European markets closed mixed Friday as global investors digested recent record highs and considered the prospect of the U.S. Federal Reserve raising interest rates.
The FTSE closed down 0.11 percent; the DAX was lower by 0.27 percent; meanwhile, the CAC was up 0.63 percent.
Italian, Spanish, French and German indices all recorded their best weeks of the year at the close of play Friday. Italy’s FTSE MIB was up 5.4 percent week to date; Spain’s IBEX up 4 percent; France’s CAC up 3 percent; and Germany’s DAX up 1.7 percent; their highest weekly shifts since December 2016.
The pan-European Stoxx 600 closed 0.1 percent lower, with most sectors trading in negative territory. However banking stocks recorded their best week to date, rising 4 percent since Monday.
Media stocks, by contrast, were the worst performers of the day, closing 2.04 percent down on earnings news.
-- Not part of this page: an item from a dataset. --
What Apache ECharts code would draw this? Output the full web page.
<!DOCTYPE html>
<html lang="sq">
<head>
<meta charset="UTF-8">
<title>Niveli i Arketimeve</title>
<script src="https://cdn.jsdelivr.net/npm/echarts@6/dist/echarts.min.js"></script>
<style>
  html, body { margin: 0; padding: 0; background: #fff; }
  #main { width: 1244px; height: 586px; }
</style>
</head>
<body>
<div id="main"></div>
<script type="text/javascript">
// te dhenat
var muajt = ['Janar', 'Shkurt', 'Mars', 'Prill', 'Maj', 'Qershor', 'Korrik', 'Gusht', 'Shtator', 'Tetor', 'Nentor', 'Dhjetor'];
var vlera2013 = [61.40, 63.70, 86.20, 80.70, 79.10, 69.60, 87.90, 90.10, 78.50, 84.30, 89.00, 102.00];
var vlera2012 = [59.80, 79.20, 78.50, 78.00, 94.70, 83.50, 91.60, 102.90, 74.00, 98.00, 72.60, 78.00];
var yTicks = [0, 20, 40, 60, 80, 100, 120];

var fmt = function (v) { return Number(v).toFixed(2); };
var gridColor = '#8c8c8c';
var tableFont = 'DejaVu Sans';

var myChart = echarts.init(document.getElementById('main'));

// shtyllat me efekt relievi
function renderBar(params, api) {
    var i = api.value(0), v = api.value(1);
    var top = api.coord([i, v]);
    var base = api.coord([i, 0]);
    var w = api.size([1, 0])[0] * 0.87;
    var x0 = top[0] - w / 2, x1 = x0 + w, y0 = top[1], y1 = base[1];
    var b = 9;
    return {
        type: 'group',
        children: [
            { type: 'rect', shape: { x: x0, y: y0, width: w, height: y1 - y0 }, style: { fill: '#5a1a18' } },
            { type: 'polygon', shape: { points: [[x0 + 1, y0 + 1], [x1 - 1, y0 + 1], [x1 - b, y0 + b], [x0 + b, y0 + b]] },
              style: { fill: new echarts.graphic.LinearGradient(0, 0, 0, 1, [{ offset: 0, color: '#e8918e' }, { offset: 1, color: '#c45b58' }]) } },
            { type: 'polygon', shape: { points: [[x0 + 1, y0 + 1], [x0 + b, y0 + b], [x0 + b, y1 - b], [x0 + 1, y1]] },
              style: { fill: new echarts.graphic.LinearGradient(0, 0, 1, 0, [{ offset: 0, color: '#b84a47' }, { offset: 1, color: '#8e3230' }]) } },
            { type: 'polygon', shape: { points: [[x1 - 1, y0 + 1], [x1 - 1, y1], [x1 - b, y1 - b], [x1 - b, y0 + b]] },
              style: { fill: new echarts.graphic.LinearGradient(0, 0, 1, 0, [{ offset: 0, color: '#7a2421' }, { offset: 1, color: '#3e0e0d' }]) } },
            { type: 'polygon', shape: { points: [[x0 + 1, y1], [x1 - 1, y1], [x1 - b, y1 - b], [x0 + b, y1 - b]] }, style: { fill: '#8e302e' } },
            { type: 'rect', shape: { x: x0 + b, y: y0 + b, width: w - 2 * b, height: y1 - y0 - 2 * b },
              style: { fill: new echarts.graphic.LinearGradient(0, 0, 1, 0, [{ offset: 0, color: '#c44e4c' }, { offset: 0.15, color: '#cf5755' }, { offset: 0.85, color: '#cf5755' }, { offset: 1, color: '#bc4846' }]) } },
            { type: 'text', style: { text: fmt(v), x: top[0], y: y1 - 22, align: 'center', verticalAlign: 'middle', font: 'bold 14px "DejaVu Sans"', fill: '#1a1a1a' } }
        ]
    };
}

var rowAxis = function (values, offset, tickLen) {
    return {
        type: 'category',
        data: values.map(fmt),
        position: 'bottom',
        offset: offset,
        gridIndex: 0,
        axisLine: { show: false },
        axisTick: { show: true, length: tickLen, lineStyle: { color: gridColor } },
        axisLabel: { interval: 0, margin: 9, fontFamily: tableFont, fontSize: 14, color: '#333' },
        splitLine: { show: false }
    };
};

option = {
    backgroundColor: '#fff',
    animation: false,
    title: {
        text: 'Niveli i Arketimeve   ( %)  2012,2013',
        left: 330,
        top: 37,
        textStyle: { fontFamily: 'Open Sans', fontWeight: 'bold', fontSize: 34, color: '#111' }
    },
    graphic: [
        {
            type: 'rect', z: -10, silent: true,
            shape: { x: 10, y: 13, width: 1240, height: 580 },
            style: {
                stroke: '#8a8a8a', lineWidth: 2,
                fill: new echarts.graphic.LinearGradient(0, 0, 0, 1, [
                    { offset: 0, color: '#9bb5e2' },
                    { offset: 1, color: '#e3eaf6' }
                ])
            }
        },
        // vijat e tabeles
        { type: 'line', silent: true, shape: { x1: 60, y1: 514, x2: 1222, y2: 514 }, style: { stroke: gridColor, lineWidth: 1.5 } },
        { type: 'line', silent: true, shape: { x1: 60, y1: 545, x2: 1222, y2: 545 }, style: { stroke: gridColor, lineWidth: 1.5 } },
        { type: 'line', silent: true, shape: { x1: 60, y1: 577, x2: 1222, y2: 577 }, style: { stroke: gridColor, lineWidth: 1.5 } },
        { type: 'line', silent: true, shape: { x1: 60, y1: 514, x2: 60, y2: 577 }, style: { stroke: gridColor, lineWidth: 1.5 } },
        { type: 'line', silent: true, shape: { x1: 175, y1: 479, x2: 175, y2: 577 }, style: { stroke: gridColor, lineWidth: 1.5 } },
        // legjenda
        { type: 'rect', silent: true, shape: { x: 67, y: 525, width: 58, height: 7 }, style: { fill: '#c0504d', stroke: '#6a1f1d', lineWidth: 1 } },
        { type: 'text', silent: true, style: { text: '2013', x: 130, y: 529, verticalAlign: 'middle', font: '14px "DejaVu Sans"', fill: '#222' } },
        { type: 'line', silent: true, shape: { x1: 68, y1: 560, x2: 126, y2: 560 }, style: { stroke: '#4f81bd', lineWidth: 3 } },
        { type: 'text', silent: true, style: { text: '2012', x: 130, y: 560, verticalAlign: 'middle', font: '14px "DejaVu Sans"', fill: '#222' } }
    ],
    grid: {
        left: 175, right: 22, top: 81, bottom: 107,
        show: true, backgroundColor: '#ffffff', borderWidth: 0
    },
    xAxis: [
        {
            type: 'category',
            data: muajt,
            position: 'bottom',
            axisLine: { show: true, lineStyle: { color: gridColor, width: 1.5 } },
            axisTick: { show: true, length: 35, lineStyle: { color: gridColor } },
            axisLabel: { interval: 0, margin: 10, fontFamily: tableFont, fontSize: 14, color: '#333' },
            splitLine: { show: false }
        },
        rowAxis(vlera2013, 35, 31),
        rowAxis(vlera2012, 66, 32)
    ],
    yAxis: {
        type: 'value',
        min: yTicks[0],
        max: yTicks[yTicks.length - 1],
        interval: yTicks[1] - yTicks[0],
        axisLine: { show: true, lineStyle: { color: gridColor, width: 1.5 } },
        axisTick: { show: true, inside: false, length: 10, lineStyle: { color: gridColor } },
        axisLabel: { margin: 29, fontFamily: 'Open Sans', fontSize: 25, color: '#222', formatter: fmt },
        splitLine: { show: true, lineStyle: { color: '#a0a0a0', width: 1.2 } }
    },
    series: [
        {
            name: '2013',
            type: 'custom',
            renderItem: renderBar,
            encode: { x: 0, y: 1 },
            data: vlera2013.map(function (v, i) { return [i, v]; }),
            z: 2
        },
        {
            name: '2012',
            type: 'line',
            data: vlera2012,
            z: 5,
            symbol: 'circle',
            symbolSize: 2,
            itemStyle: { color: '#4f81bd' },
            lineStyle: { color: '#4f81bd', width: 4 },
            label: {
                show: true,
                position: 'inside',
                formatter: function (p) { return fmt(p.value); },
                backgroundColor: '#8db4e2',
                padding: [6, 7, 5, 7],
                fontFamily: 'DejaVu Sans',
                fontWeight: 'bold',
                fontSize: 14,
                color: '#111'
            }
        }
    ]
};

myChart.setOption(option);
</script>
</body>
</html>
WPP, the world’s largest ad firm, closed down 7.9 percent after announcing a “conservative” outlook for 2017.
However, bottom of the European benchmark Friday was the British industrial laundry services company Berendsen, down by more than 11 percent, after disappointing earnings results.
Banking stocks closed the day at the top of the European benchmark, up 1.18 percent buoyed by the prospect of the chair of the Fed Janet Yellen’s address after markets close. Recent comments from Fed members have suggested that a March rate hike is a possibility, meaning a further move away from the accommodative policy of recent years.
Elsewhere, digital security firm Gemalto topped regional benchmarks at the end of Friday after presenting its latest results. It closed up 7.7 percent. Retailer WH Smith also jumped in Friday trading and closed up 3.3 percent after an analyst upgrade from Barclays.
In terms of data, the euro zone composite PMI for February was unchanged at 56.0, up from 54.4 in January. However, retail sales data for the bloc showed a decline of 0.1 percent on the month.
U.S. markets were trading lower Friday midday, also in anticipation of the Fed’s remarks.